## TASK TO CARRY OUT
Stop after the line with "doses = ['25', '50', '100', '150']": repeat exactly every line before it, beginning with the first, and that line itself.

## DATA
--------

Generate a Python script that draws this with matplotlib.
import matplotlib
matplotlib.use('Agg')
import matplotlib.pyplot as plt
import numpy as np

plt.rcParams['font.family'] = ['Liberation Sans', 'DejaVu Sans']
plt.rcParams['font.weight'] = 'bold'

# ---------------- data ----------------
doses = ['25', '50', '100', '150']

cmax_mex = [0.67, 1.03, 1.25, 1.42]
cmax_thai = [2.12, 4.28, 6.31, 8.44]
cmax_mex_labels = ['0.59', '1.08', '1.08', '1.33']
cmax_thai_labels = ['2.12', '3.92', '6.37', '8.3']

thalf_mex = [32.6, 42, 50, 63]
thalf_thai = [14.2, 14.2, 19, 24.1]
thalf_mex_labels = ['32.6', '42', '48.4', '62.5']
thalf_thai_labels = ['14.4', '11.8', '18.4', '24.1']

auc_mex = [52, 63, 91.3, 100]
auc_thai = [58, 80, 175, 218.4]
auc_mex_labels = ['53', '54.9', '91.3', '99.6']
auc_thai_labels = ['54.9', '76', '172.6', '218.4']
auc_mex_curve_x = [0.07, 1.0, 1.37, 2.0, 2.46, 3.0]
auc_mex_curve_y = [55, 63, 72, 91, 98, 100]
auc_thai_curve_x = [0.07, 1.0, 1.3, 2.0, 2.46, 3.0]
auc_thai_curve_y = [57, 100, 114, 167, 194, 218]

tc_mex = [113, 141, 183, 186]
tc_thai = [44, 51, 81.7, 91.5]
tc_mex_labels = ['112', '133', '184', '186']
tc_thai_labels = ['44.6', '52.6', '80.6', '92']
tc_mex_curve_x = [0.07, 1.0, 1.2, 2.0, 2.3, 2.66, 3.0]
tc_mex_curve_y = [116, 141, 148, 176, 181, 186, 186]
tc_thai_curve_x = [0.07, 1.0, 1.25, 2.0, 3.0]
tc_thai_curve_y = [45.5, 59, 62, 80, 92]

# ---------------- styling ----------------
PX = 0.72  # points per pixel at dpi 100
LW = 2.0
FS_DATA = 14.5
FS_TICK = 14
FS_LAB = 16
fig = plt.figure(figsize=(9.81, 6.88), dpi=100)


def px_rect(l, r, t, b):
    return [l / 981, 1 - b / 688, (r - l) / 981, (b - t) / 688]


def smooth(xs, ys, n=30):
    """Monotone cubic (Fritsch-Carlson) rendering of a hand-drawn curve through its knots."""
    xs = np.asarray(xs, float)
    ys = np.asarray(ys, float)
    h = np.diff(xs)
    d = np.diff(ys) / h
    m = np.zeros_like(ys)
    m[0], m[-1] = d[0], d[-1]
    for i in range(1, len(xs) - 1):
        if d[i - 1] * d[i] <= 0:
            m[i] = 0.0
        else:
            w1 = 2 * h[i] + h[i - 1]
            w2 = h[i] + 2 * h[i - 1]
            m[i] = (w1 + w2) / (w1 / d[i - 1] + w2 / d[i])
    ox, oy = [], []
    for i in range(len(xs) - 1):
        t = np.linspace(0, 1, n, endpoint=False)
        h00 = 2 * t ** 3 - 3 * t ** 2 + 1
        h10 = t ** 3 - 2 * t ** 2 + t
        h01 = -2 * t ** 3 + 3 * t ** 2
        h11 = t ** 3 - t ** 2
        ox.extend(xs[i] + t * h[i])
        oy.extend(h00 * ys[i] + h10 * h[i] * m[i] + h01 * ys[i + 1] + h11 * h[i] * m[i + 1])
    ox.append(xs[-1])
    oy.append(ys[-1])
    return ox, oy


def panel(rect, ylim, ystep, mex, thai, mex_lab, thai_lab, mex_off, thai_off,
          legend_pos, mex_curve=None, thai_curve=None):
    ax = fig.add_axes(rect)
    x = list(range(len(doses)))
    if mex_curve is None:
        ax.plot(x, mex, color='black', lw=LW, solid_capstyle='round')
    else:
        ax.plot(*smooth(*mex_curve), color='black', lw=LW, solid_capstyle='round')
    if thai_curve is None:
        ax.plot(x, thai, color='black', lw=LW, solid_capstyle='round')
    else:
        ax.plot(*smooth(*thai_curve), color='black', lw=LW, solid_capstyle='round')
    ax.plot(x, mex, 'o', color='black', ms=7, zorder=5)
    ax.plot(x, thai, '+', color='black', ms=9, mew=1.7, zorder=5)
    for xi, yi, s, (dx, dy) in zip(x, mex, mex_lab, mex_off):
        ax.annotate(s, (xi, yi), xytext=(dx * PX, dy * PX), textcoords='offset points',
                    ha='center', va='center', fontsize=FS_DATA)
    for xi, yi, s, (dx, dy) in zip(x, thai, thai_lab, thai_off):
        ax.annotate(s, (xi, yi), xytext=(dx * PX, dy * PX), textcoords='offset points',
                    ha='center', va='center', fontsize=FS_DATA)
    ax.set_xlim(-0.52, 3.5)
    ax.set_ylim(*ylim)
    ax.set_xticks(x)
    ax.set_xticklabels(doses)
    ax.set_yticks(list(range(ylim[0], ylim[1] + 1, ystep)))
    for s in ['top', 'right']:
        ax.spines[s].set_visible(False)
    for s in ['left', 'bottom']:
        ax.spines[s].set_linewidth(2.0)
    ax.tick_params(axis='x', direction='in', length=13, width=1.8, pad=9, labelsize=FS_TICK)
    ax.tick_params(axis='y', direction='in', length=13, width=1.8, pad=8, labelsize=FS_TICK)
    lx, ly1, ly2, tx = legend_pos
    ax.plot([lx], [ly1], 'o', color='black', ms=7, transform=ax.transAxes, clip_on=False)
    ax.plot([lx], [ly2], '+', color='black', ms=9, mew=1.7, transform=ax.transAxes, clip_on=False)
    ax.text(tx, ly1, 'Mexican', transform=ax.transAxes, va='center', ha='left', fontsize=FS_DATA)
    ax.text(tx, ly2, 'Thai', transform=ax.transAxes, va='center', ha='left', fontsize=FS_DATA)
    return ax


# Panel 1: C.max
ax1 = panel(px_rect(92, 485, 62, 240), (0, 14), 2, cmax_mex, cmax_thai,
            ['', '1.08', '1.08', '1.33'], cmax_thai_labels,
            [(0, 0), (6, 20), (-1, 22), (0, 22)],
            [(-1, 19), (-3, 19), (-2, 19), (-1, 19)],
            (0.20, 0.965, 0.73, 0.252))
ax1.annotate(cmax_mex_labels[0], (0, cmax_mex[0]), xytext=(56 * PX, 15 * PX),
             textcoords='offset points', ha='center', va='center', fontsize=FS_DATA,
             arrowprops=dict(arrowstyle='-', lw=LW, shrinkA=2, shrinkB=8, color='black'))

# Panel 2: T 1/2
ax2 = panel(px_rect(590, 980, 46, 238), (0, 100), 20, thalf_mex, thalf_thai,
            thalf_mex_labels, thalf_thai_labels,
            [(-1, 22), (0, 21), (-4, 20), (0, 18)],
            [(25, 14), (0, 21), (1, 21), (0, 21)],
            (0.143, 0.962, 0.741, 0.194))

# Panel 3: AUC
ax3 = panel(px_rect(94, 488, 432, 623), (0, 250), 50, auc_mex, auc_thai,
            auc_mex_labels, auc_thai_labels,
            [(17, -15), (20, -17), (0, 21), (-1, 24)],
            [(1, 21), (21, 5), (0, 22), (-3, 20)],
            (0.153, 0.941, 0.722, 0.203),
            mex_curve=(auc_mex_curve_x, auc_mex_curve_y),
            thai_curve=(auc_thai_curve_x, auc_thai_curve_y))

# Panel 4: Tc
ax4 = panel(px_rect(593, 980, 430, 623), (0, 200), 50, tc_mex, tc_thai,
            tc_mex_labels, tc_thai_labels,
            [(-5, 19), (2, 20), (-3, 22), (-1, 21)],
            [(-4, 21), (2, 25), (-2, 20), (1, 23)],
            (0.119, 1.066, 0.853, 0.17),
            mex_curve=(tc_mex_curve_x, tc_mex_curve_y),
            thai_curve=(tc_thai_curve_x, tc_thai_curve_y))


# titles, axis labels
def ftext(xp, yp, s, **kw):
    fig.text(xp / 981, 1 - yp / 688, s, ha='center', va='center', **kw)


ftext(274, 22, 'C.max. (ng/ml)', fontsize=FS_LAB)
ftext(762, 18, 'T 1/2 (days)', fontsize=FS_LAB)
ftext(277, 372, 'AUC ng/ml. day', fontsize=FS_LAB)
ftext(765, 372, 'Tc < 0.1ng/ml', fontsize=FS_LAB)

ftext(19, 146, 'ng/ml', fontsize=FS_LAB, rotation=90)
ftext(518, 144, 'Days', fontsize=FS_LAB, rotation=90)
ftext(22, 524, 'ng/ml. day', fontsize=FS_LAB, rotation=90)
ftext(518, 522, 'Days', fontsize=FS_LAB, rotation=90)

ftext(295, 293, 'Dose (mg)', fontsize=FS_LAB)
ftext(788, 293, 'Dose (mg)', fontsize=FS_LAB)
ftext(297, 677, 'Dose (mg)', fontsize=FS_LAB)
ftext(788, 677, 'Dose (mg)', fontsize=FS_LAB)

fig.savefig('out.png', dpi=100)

--------

## EXERCISE RESPONSE
Generate a Python script that draws this with matplotlib.
import matplotlib
matplotlib.use('Agg')
import matplotlib.pyplot as plt
import numpy as np

plt.rcParams['font.family'] = ['Liberation Sans', 'DejaVu Sans']
plt.rcParams['font.weight'] = 'bold'

# ---------------- data ----------------
doses = ['25', '50', '100', '150']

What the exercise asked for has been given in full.